Driving the news: In 2020, the Southeast Portlander was surprised to find that an $8,000 bike, registered on Bike Index as stolen from an apartment in Mountain View, California, was for sale at a steep discount in Jalisco in central Mexico, Wired reported.
- The tip about that bike led Hance to discover a network of bike thefts in the western U.S., with hundreds of bikes listed for sale by a company that Hance traced to someone in La Barca, near Guadalajara.
Catch up quick: Hance spends a lot of his spare time reading the logs of the serial numbers, parts and custom markings of stolen bikes on Bike Index, which is a nonprofit.
- He cofounded the site in 2013 to give bike owners a place to register their bikes and post pictures and "last seen" details if their bike is stolen.
- It works, up to a point — more than 14,000 bikes worth over $25 million have been recovered using Bike Index, according to a counter on the website.
The intrigue: Hance tried to let the man he traced to the illicit bike sales know he was on to him.
- Ricardo Estrada Zamora denied having anything to do with selling bicycles when contacted by Wired.
- When emailed by Axios, Zamora said Hance was using his name to further Hance's business.

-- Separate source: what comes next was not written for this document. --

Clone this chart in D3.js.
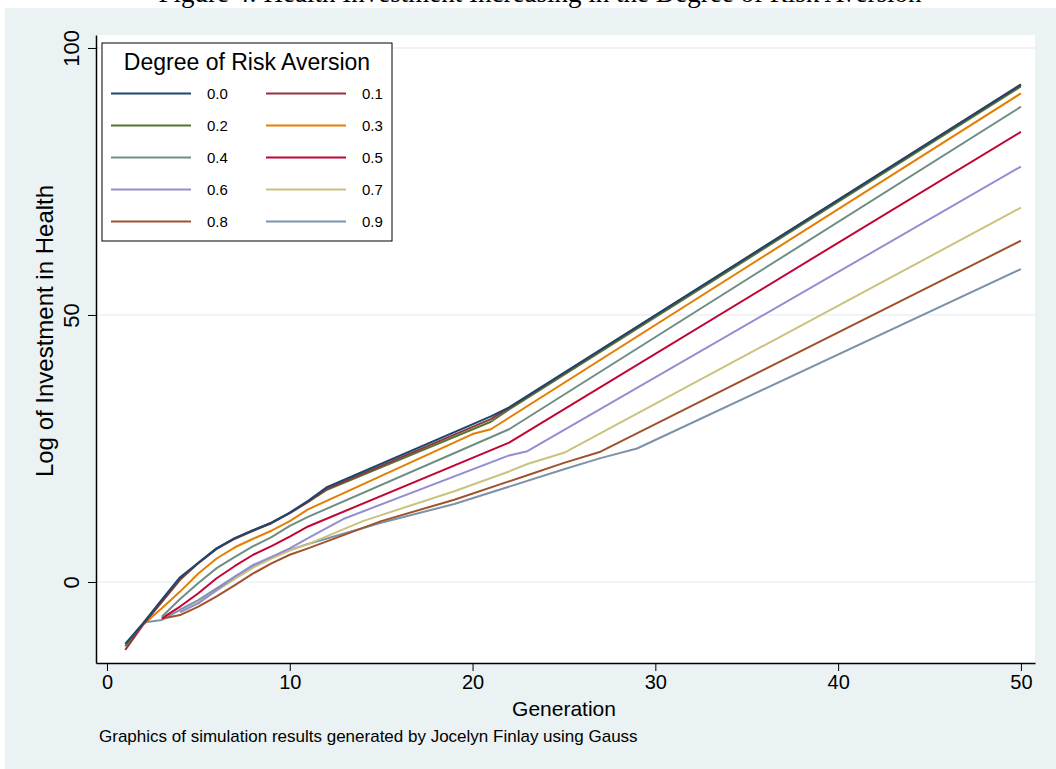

The big picture: Bikes, which are ingrained in the culture of cities like Portland, are notoriously easy to steal and difficult to recover. And now, Hance told Axios, bike theft has matured from "low-level guys" in the street with an angle grinder or a pry bar.
- With pricey bikes stored in garages, on balconies and inside apartments, thieves have started using ladders and box trucks to rob them at home, he said.
What they're saying: "We sometimes recover bikes and they'll be flagged in our system when we run the serial number. But we recognize that not everyone is willing to take the time to do that," Portland Police sergeant Kevin Allen told Axios, referring to registering a bike to make it easier to track if it's stolen.
- PPB offers these tips for bike owners.
The bottom line: Despite looping in law enforcement on his findings, Hance never got the top man of the bike theft operation, telling Axios "He's like the Keyser Söze of bike theft."